━━ Information provided
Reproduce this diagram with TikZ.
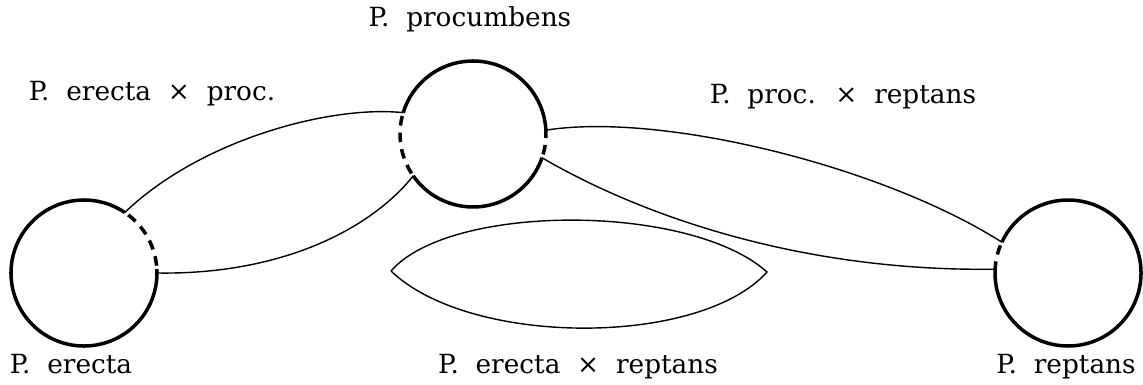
\documentclass[tikz,border=0pt]{standalone}
\usepackage{fontspec}
\setmainfont{DejaVu Serif}[WordSpace=2]
\usetikzlibrary{positioning}

\begin{document}
\begin{tikzpicture}[
    x=0.02cm, y=0.02cm,
    species/.style={circle, inner sep=0pt, outer sep=0pt, minimum size=2.92cm},
    rim/.style={line width=2pt},
    gap/.style={line width=2pt, dash pattern=on 5.5pt off 4pt, dash phase=-2pt},
    cross/.style={line width=0.8pt},
    spname/.style={font=\fontsize{15}{17}\selectfont, anchor=base, inner sep=0pt}
]
\useasboundingbox (0,0) rectangle (1143,385);

% Species circles
\node[species] (erecta) at (84, 112) {};
\node[species] (proc) at (473, 251) {};
\node[species] (reptans) at (1068, 112) {};

% Rims, dashed where the hybrids join
\draw[rim] (erecta.56) arc[start angle=56, end angle=363, radius=73];
\draw[gap] (erecta.3) arc[start angle=3, end angle=56, radius=73];

\draw[rim] (proc.3) arc[start angle=3, end angle=163, radius=73];
\draw[gap] (proc.163) arc[start angle=163, end angle=215, radius=73];
\draw[rim] (proc.215) arc[start angle=215, end angle=341, radius=73];
\draw[gap] (proc.341) arc[start angle=341, end angle=363, radius=73];

\draw[rim] (reptans.177) arc[start angle=177, end angle=515, radius=73];
\draw[gap] (reptans.155) arc[start angle=155, end angle=177, radius=73];

% Hybrids between the species
\draw[cross] (erecta.56) .. controls (200,245) and (330,280) .. (proc.163);
\draw[cross] (erecta.0) .. controls (280,110) and (370,155) .. (proc.215);

\draw[cross] (proc.3) .. controls (660,273) and (880,220) .. (reptans.155);
\draw[cross] (proc.341) .. controls (640,170) and (800,113) .. (reptans.177);

\coordinate (lenswest) at (391,114);
\coordinate (lenseast) at (767,113);
\draw[cross] (lenswest) .. controls (450,182) and (690,182) .. (lenseast)
    .. controls (700,38) and (470,38) .. (lenswest);

% Names
\node[spname] (procname) at (470,358) {P. procumbens};
\node[spname] (epname) at (152,284) {P. erecta × proc.};
\node[spname] (prname) at (843,281) {P. proc. × reptans};
\node[spname] (erectaname) at (71,11) {P. erecta};
\node[spname] (ername) at (578,11) {P. erecta × reptans};
\node[spname] (reptansname) at (1066,11) {P. reptans};
\end{tikzpicture}
\end{document}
━━━━
▸ Work to do
Reproduce the material word for word, minus the images.

▸ Response to the task
Reproduce this diagram with TikZ.
\documentclass[tikz,border=0pt]{standalone}
\usepackage{fontspec}
\setmainfont{DejaVu Serif}[WordSpace=2]
\usetikzlibrary{positioning}

\begin{document}
\begin{tikzpicture}[
    x=0.02cm, y=0.02cm,
    species/.style={circle, inner sep=0pt, outer sep=0pt, minimum size=2.92cm},
    rim/.style={line width=2pt},
    gap/.style={line width=2pt, dash pattern=on 5.5pt off 4pt, dash phase=-2pt},
    cross/.style={line width=0.8pt},
    spname/.style={font=\fontsize{15}{17}\selectfont, anchor=base, inner sep=0pt}
]
\useasboundingbox (0,0) rectangle (1143,385);

% Species circles
\node[species] (erecta) at (84, 112) {};
\node[species] (proc) at (473, 251) {};
\node[species] (reptans) at (1068, 112) {};

% Rims, dashed where the hybrids join
\draw[rim] (erecta.56) arc[start angle=56, end angle=363, radius=73];
\draw[gap] (erecta.3) arc[start angle=3, end angle=56, radius=73];

\draw[rim] (proc.3) arc[start angle=3, end angle=163, radius=73];
\draw[gap] (proc.163) arc[start angle=163, end angle=215, radius=73];
\draw[rim] (proc.215) arc[start angle=215, end angle=341, radius=73];
\draw[gap] (proc.341) arc[start angle=341, end angle=363, radius=73];

\draw[rim] (reptans.177) arc[start angle=177, end angle=515, radius=73];
\draw[gap] (reptans.155) arc[start angle=155, end angle=177, radius=73];

% Hybrids between the species
\draw[cross] (erecta.56) .. controls (200,245) and (330,280) .. (proc.163);
\draw[cross] (erecta.0) .. controls (280,110) and (370,155) .. (proc.215);

\draw[cross] (proc.3) .. controls (660,273) and (880,220) .. (reptans.155);
\draw[cross] (proc.341) .. controls (640,170) and (800,113) .. (reptans.177);

\coordinate (lenswest) at (391,114);
\coordinate (lenseast) at (767,113);
\draw[cross] (lenswest) .. controls (450,182) and (690,182) .. (lenseast)
    .. controls (700,38) and (470,38) .. (lenswest);

% Names
\node[spname] (procname) at (470,358) {P. procumbens};
\node[spname] (epname) at (152,284) {P. erecta × proc.};
\node[spname] (prname) at (843,281) {P. proc. × reptans};
\node[spname] (erectaname) at (71,11) {P. erecta};
\node[spname] (ername) at (578,11) {P. erecta × reptans};
\node[spname] (reptansname) at (1066,11) {P. reptans};
\end{tikzpicture}
\end{document}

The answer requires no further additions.